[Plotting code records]
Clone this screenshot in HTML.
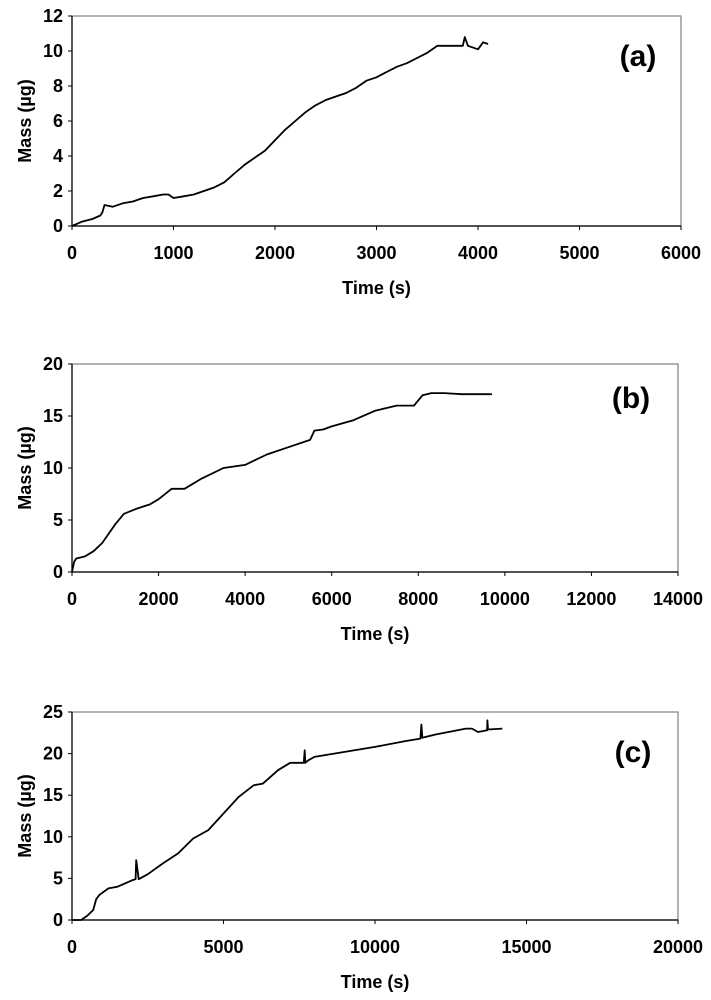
<!DOCTYPE html>
<html><head><meta charset="utf-8"><style>
html,body{margin:0;padding:0;background:#fff;width:711px;height:1000px;overflow:hidden}
svg{display:block}
text{font-family:"Liberation Sans",Arial,sans-serif;font-weight:bold;fill:#000}
</style></head><body>
<svg id="fig" width="711" height="1000" viewBox="0 0 711 1000"></svg>
<script>
const aTime=[0,100,200,280,300,320,400,500,600,700,800,900,950,1000,1100,1200,1300,1400,1500,1600,1700,1800,1900,2000,2100,2200,2300,2400,2500,2600,2700,2800,2900,3000,3100,3200,3300,3400,3500,3600,3700,3800,3850,3870,3900,4000,4050,4100];
const aMass=[0,0.25,0.4,0.6,0.8,1.2,1.1,1.3,1.4,1.6,1.7,1.8,1.8,1.6,1.7,1.8,2.0,2.2,2.5,3.0,3.5,3.9,4.3,4.9,5.5,6.0,6.5,6.9,7.2,7.4,7.6,7.9,8.3,8.5,8.8,9.1,9.3,9.6,9.9,10.3,10.3,10.3,10.3,10.8,10.3,10.1,10.5,10.4];
const bTime=[0,50,100,300,500,700,900,1000,1200,1500,1800,2000,2300,2600,3000,3500,4000,4500,5000,5500,5600,5800,6000,6500,7000,7500,7900,8100,8300,8600,9000,9700];
const bMass=[0,1.0,1.3,1.5,2.0,2.8,4.0,4.6,5.6,6.1,6.5,7.0,8.0,8.0,9.0,10.0,10.3,11.3,12.0,12.7,13.6,13.7,14.0,14.6,15.5,16.0,16.0,17.0,17.2,17.2,17.1,17.1];
const cTime=[0,300,500,700,800,900,1200,1500,2000,2100,2120,2200,2500,3000,3500,4000,4500,5000,5500,6000,6300,6800,7200,7650,7680,7700,7800,8000,9000,10000,11000,11500,11530,11560,12000,13000,13200,13400,13700,13710,13730,14200];
const cMass=[0,0,0.5,1.2,2.5,3.0,3.8,4.0,4.8,4.9,7.2,4.9,5.5,6.8,8.0,9.8,10.8,12.8,14.8,16.2,16.4,18.0,18.9,18.9,20.4,18.9,19.2,19.6,20.2,20.8,21.5,21.8,23.5,21.9,22.3,23.0,23.0,22.6,22.8,24.0,22.9,23.0];
const aXTicks=[0,1000,2000,3000,4000,5000,6000], aYTicks=[0,2,4,6,8,10,12];
const bXTicks=[0,2000,4000,6000,8000,10000,12000,14000], bYTicks=[0,5,10,15,20];
const cXTicks=[0,5000,10000,15000,20000], cYTicks=[0,5,10,15,20,25];
const NS="http://www.w3.org/2000/svg";
const svg=document.getElementById('fig');
function mk(tag,attrs,parent){const e=document.createElementNS(NS,tag);for(const k in attrs)e.setAttribute(k,attrs[k]);(parent||svg).appendChild(e);return e;}
function panel(id,L,R,T,B,xTicks,yTicks,times,masses,tag,tagX,tagY){
  const g=mk('g',{});
  
  
  const xMax=xTicks[xTicks.length-1], yMax=yTicks[yTicks.length-1];
  const sx=v=>L+(R-L)*v/xMax, sy=v=>B-(B-T)*v/yMax;
  const fr=mk('rect',{x:L,y:T,width:R-L,height:B-T,fill:'none',stroke:'#888','stroke-width':1.3},g);
  
  
  mk('line',{x1:L,y1:T,x2:L,y2:B,stroke:'#000','stroke-width':1.2},g);
  mk('line',{x1:L,y1:B,x2:R,y2:B,stroke:'#000','stroke-width':1.2},g);
  yTicks.forEach(v=>{
    mk('line',{x1:L-4,y1:sy(v),x2:L,y2:sy(v),stroke:'#000'},g);
    const t=mk('text',{x:L-9,y:sy(v)+6,'text-anchor':'end','font-size':18},g);t.textContent=v;
    
    
  });
  xTicks.forEach(v=>{
    mk('line',{x1:sx(v),y1:B,x2:sx(v),y2:B+4,stroke:'#000'},g);
    const t=mk('text',{x:sx(v),y:B+33,'text-anchor':'middle','font-size':18},g);t.textContent=v;
    
    
  });
  const xt=mk('text',{x:(L+R)/2,y:B+68,'text-anchor':'middle','font-size':18},g);xt.textContent='Time (s)';
  
  
  const yt=mk('text',{x:0,y:0,'text-anchor':'middle','font-size':18,transform:`translate(31,${(T+B)/2}) rotate(-90)`},g);yt.textContent='Mass (\u00b5g)';
  
  
  const d=times.map((t,i)=>(i?'L':'M')+sx(t).toFixed(1)+','+sy(masses[i]).toFixed(1)).join('');
  const p=mk('path',{d:d,fill:'none',stroke:'#000','stroke-width':1.8,'stroke-linejoin':'round'},g);
  
  
  const lb=mk('text',{x:tagX,y:tagY,'text-anchor':'middle','font-size':30},g);lb.textContent=tag;
  
  
}
panel('a',72,681,16,226,aXTicks,aYTicks,aTime,aMass,'(a)',638,66);
panel('b',72,678,364,572,bXTicks,bYTicks,bTime,bMass,'(b)',631,408);
panel('c',72,678,712,920,cXTicks,cYTicks,cTime,cMass,'(c)',633,762);
</script>
</body></html>
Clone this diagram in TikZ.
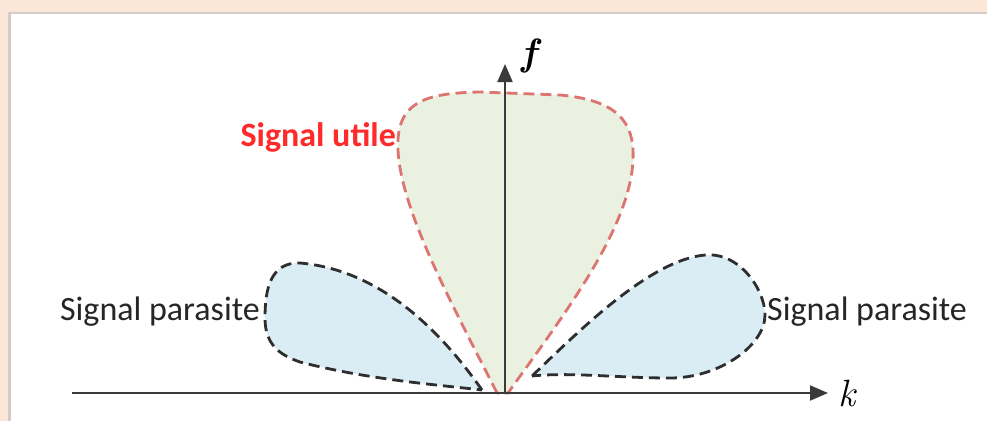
\documentclass[tikz,border=0pt]{standalone}
\usepackage{fontspec}
\setmainfont{Carlito}
\newfontfamily\varfont{Latin Modern Roman}
\usepackage{xcolor}
\usetikzlibrary{arrows.meta,positioning}
\definecolor{bgpeach}{HTML}{FBE6D8}
\definecolor{panelshadow}{HTML}{D2CDC9}
\definecolor{utilered}{HTML}{FF2A2A}
\definecolor{utiledash}{HTML}{DC7470}
\definecolor{utilefill}{HTML}{EAF1E0}
\definecolor{parafill}{HTML}{DBEDF4}
\definecolor{paradash}{HTML}{2E2E2E}
\definecolor{axisgray}{HTML}{3A3A3A}

\begin{document}
\begin{tikzpicture}[
  x=1pt, y=-1pt,
  lobe/.style={draw=#1, line width=2.8pt, dash pattern=on 11pt off 6pt},
  axisline/.style={draw=axisgray, line width=2pt, -{Triangle[length=18pt,width=15pt]}},
  sigtext/.style={inner sep=0pt, font=\fontsize{34}{40}\selectfont},
  vartext/.style={inner sep=0pt, font=\varfont\itshape\fontsize{38}{44}\selectfont},
]
\useasboundingbox (0,0) rectangle (987,421);

% Background and panel
\fill[bgpeach] (0,0) rectangle (987,421);
\fill[panelshadow] (8,12) rectangle (987,421);
\fill[white] (11,14) rectangle (987,421);

% Axes end points
\coordinate (o) at (505,393);
\coordinate (kstart) at (72,393);
\coordinate (kend) at (828,393);
\coordinate (fend) at (505,64);

% Parasite lobes
\path[lobe=paradash, fill=parafill] (482,390) .. controls (440,330) and (380,270) .. (300,263)
  .. controls (270,262) and (265,290) .. (265,318)
  .. controls (265,345) and (280,355) .. (300,362)
  .. controls (370,380) and (440,385) .. (482,390) -- cycle;
\path[lobe=paradash, fill=parafill] (532,376) .. controls (580,330) and (650,260) .. (705,255)
  .. controls (740,252) and (765,290) .. (765,315)
  .. controls (765,345) and (720,378) .. (670,378)
  .. controls (620,378) and (570,372) .. (532,376) -- cycle;

% Useful lobe
\path[lobe=utiledash, fill=utilefill] (497,393) .. controls (450,300) and (395,200) .. (398,140)
  .. controls (400,100) and (430,93) .. (480,92) -- (560,95)
  .. controls (615,100) and (635,120) .. (633,160)
  .. controls (630,230) and (560,320) .. (508,393) -- cycle;

% Axes
\draw[axisline] (kstart) -- (kend);
\draw[axisline] (o) -- (fend);
\node[vartext, right=10pt of kend] (klabel) {k};
\node[vartext] (flabel) at (529,56) {\bfseries f};

% Labels
\node[sigtext, anchor=east, text=utilered] (utile) at (396,137) {\textbf{Signal utile}};
\node[sigtext, anchor=east, text=black!85] (paraL) at (260,312) {Signal parasite};
\node[sigtext, anchor=west, text=black!85] (paraR) at (767,312) {Signal parasite};
\end{tikzpicture}
\end{document}
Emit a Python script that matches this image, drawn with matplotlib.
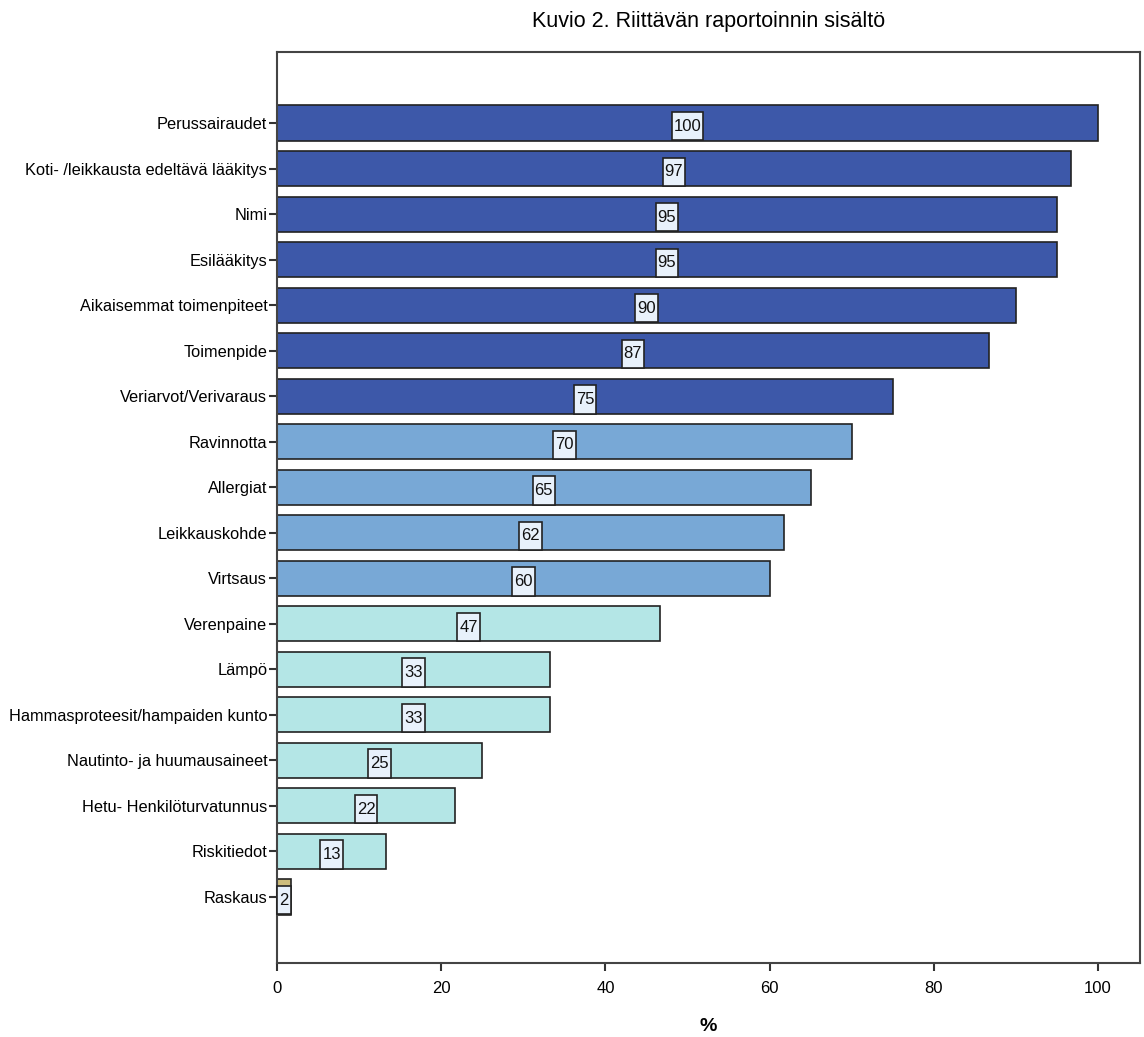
import matplotlib
matplotlib.use("Agg")
import matplotlib.pyplot as plt
import numpy as np
from matplotlib.path import Path

plt.rcParams['font.family'] = ['Liberation Sans', 'DejaVu Sans']

categories = [
    "Perussairaudet", "Koti- /leikkausta edeltävä lääkitys", "Nimi", "Esilääkitys",
    "Aikaisemmat toimenpiteet", "Toimenpide", "Veriarvot/Verivaraus", "Ravinnotta",
    "Allergiat", "Leikkauskohde", "Virtsaus", "Verenpaine", "Lämpö",
    "Hammasproteesit/hampaiden kunto", "Nautinto- ja huumausaineet",
    "Hetu- Henkilöturvatunnus", "Riskitiedot", "Raskaus",
]
values = [100, 96.7, 95, 95, 90, 86.7, 75, 70, 65, 61.7, 60, 46.7, 33.3, 33.3,
          25, 21.7, 13.3, 1.7]
groups = ["high"] * 7 + ["mid"] * 4 + ["low"] * 6 + ["rare"]
group_colors = {"high": "#3d58a9", "mid": "#78a8d6", "low": "#b4e6e6", "rare": "#cdbd7c"}


def tall_box(x0, y0, width, height, mutation_size, padx=0.12, pady=0.4):
    # label box: narrow sides, tall top/bottom like the SPSS data labels
    px, py = padx * mutation_size, pady * mutation_size
    x0, x1 = x0 - px, x0 + width + px
    y0, y1 = y0 - py, y0 + height + py
    return Path([(x0, y0), (x1, y0), (x1, y1), (x0, y1), (x0, y0)], closed=True)


fig = plt.figure(figsize=(11.44, 10.37), dpi=100)
ax = fig.add_axes([277 / 1144, 1 - 963 / 1037, (1140 - 277) / 1144, (963 - 52) / 1037])

y = np.arange(len(categories))
colors = [group_colors[g] for g in groups]
ax.barh(y, values, height=0.77, color=colors, edgecolor="#222222", linewidth=1.2, zorder=2)

for yi, v in zip(y, values):
    ax.text(v / 2, yi + 0.07, f"{round(v):d}", ha="center", va="center", fontsize=12,
            color="#111111", zorder=3,
            bbox=dict(boxstyle=tall_box, facecolor="#e8f1fb",
                      edgecolor="#222222", linewidth=1.2))

ax.set_ylim(len(categories) - 1 + 1.45, -1.56)
ax.set_xlim(0, 105.1)
ax.set_yticks(y)
ax.set_yticklabels(categories, fontsize=11.8)
ax.set_xticks([0, 20, 40, 60, 80, 100])
ax.tick_params(axis="x", labelsize=12, length=6, width=1.5, color="#333333", pad=7)
ax.tick_params(axis="y", length=6, width=1.5, color="#333333", pad=1)
for s in ax.spines.values():
    s.set_color("#444444")
    s.set_linewidth(1.5)

ax.set_xlabel("%", fontsize=14, fontweight="bold", labelpad=16)
fig.suptitle("Kuvio 2. Riittävän raportoinnin sisältö", x=(277 + 1140) / 2 / 1144,
             y=1 - 22 / 1037, va="center", fontsize=15.5)

fig.savefig("out.png", dpi=100, facecolor="white")
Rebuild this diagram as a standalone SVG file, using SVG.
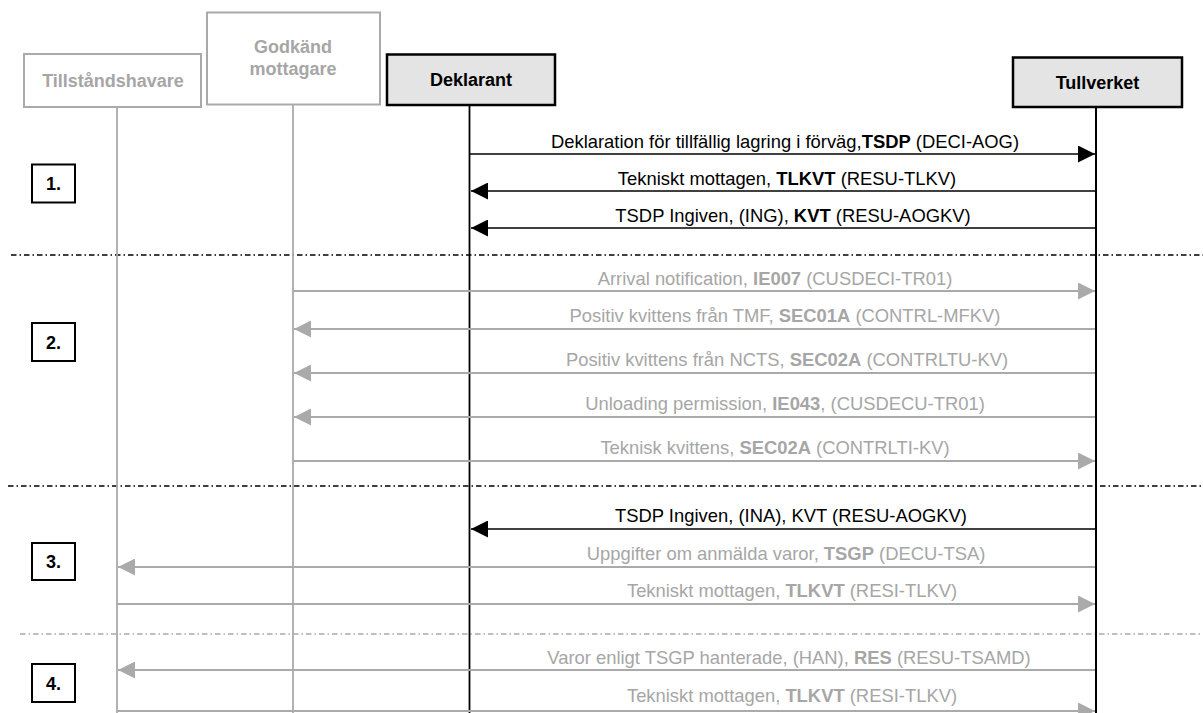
<svg xmlns="http://www.w3.org/2000/svg" width="1203" height="713" viewBox="0 0 1203 713">
<style>
text{font-family:"Liberation Sans",Arial,sans-serif;font-size:18px}
.hd{font-weight:bold;text-anchor:middle}
.b{font-weight:bold}
.lbl{text-anchor:middle;font-size:18.4px}
.gt{fill:#a6a6a6}
.kt{fill:#000}
.gbox{fill:#fff;stroke:#aaaaaa;stroke-width:2}
.kbox{fill:#e4e4e4;stroke:#000;stroke-width:2.5}
.nbox{fill:#fff;stroke:#000;stroke-width:2}
.lifeg{stroke:#aaaaaa;stroke-width:1.8;fill:none}
.lifek{stroke:#000;stroke-width:1.8;fill:none}
.ak{stroke:#000;stroke-width:1.6;fill:none;marker-end:url(#hk)}
.ag{stroke:#aaaaaa;stroke-width:1.8;fill:none;marker-end:url(#hg)}
.sepk{stroke:#000;stroke-width:1.6;stroke-dasharray:5.5 3 1.5 3;fill:none}
.sepg{stroke:#aaaaaa;stroke-width:1.6;stroke-dasharray:5.5 3 1.5 3;fill:none}
</style>
<defs>
<marker id="hk" viewBox="0 0 17 17" refX="17" refY="8.5" markerWidth="17" markerHeight="17" markerUnits="userSpaceOnUse" orient="auto"><path d="M0,0 L17,8.5 L0,17 z" fill="#000"/></marker>
<marker id="hg" viewBox="0 0 17 17" refX="17" refY="8.5" markerWidth="17" markerHeight="17" markerUnits="userSpaceOnUse" orient="auto"><path d="M0,0 L17,8.5 L0,17 z" fill="#aaaaaa"/></marker>
</defs>
<rect width="1203" height="713" fill="#fff"/>

<g id="separators">
<path class="sepk" d="M11,255 H1203"/>
<path class="sepk" d="M8,486 H1203"/>
<path class="sepg" d="M20,634 H1203"/>
</g>

<g id="tillstandshavare">
<path class="lifeg" d="M117,107 V713"/>
<rect class="gbox" x="24" y="54" width="177" height="53"/>
<text class="hd gt" x="113" y="87">Tillståndshavare</text>
</g>
<g id="godkand-mottagare">
<path class="lifeg" d="M293,104 V713"/>
<rect class="gbox" x="207" y="12.5" width="173" height="92"/>
<text class="hd gt" x="293" y="53">Godkänd</text>
<text class="hd gt" x="293" y="75">mottagare</text>
</g>
<g id="deklarant">
<path class="lifek" d="M469.5,105 V713"/>
<rect class="kbox" x="387" y="54.5" width="168" height="50.5"/>
<text class="hd kt" x="471" y="86">Deklarant</text>
</g>
<g id="tullverket">
<path class="lifek" d="M1096,107 V713" style="stroke-width:2"/>
<rect class="kbox" x="1013" y="57.5" width="169" height="49.5"/>
<text class="hd kt" x="1097.5" y="89">Tullverket</text>
</g>

<g id="step-1"><rect class="nbox" x="32" y="164.5" width="43" height="38"/><text class="hd kt" x="53.5" y="190">1.</text></g>
<g id="step-2"><rect class="nbox" x="32" y="323" width="43" height="38"/><text class="hd kt" x="53.5" y="348.5">2.</text></g>
<g id="step-3"><rect class="nbox" x="32" y="543" width="43" height="37"/><text class="hd kt" x="53.5" y="568">3.</text></g>
<g id="step-4"><rect class="nbox" x="32" y="664" width="43" height="38"/><text class="hd kt" x="53.5" y="689.5">4.</text></g>

<g id="connectors">
<path class="ak" d="M470,154 H1095"/>
<text class="lbl kt" x="785" y="148">Deklaration för tillfällig lagring i förväg,<tspan class="b">TSDP</tspan> (DECI-AOG)</text>
<path class="ak" d="M1095,191 H471"/>
<text class="lbl kt" x="787" y="185">Tekniskt mottagen, <tspan class="b">TLKVT</tspan> (RESU-TLKV)</text>
<path class="ak" d="M1095,228 H471"/>
<text class="lbl kt" x="793" y="222">TSDP Ingiven, (ING), <tspan class="b">KVT</tspan> (RESU-AOGKV)</text>

<path class="ag" d="M293,291 H1095"/>
<text class="lbl gt" x="775" y="285">Arrival notification, <tspan class="b">IE007</tspan> (CUSDECI-TR01)</text>
<path class="ag" d="M1095,329 H294"/>
<text class="lbl gt" x="785" y="322">Positiv kvittens från TMF, <tspan class="b">SEC01A</tspan> (CONTRL-MFKV)</text>
<path class="ag" d="M1095,373 H294"/>
<text class="lbl gt" x="787" y="366">Positiv kvittens från NCTS, <tspan class="b">SEC02A</tspan> (CONTRLTU-KV)</text>
<path class="ag" d="M1095,417 H294"/>
<text class="lbl gt" x="785" y="410">Unloading permission, <tspan class="b">IE043</tspan>, (CUSDECU-TR01)</text>
<path class="ag" d="M293,461 H1095"/>
<text class="lbl gt" x="775" y="454">Teknisk kvittens, <tspan class="b">SEC02A</tspan> (CONTRLTI-KV)</text>

<path class="ak" d="M1095,529 H471"/>
<text class="lbl kt" x="791" y="522">TSDP Ingiven, (INA), KVT (RESU-AOGKV)</text>
<path class="ag" d="M1095,567 H118"/>
<text class="lbl gt" x="786" y="560">Uppgifter om anmälda varor, <tspan class="b">TSGP</tspan> (DECU-TSA)</text>
<path class="ag" d="M117,604 H1095"/>
<text class="lbl gt" x="792" y="597">Tekniskt mottagen, <tspan class="b">TLKVT</tspan> (RESI-TLKV)</text>

<path class="ag" d="M1095,670 H118"/>
<text class="lbl gt" x="789" y="664">Varor enligt TSGP hanterade, (HAN), <tspan class="b">RES</tspan> (RESU-TSAMD)</text>
<path class="ag" d="M117,711 H1095"/>
<text class="lbl gt" x="792" y="702">Tekniskt mottagen, <tspan class="b">TLKVT</tspan> (RESI-TLKV)</text>
</g>
</svg>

WORK INSTRUCTIONS
Look through the material and say how many lines hold "standalone". Give the number only.

THE RESPONSE
2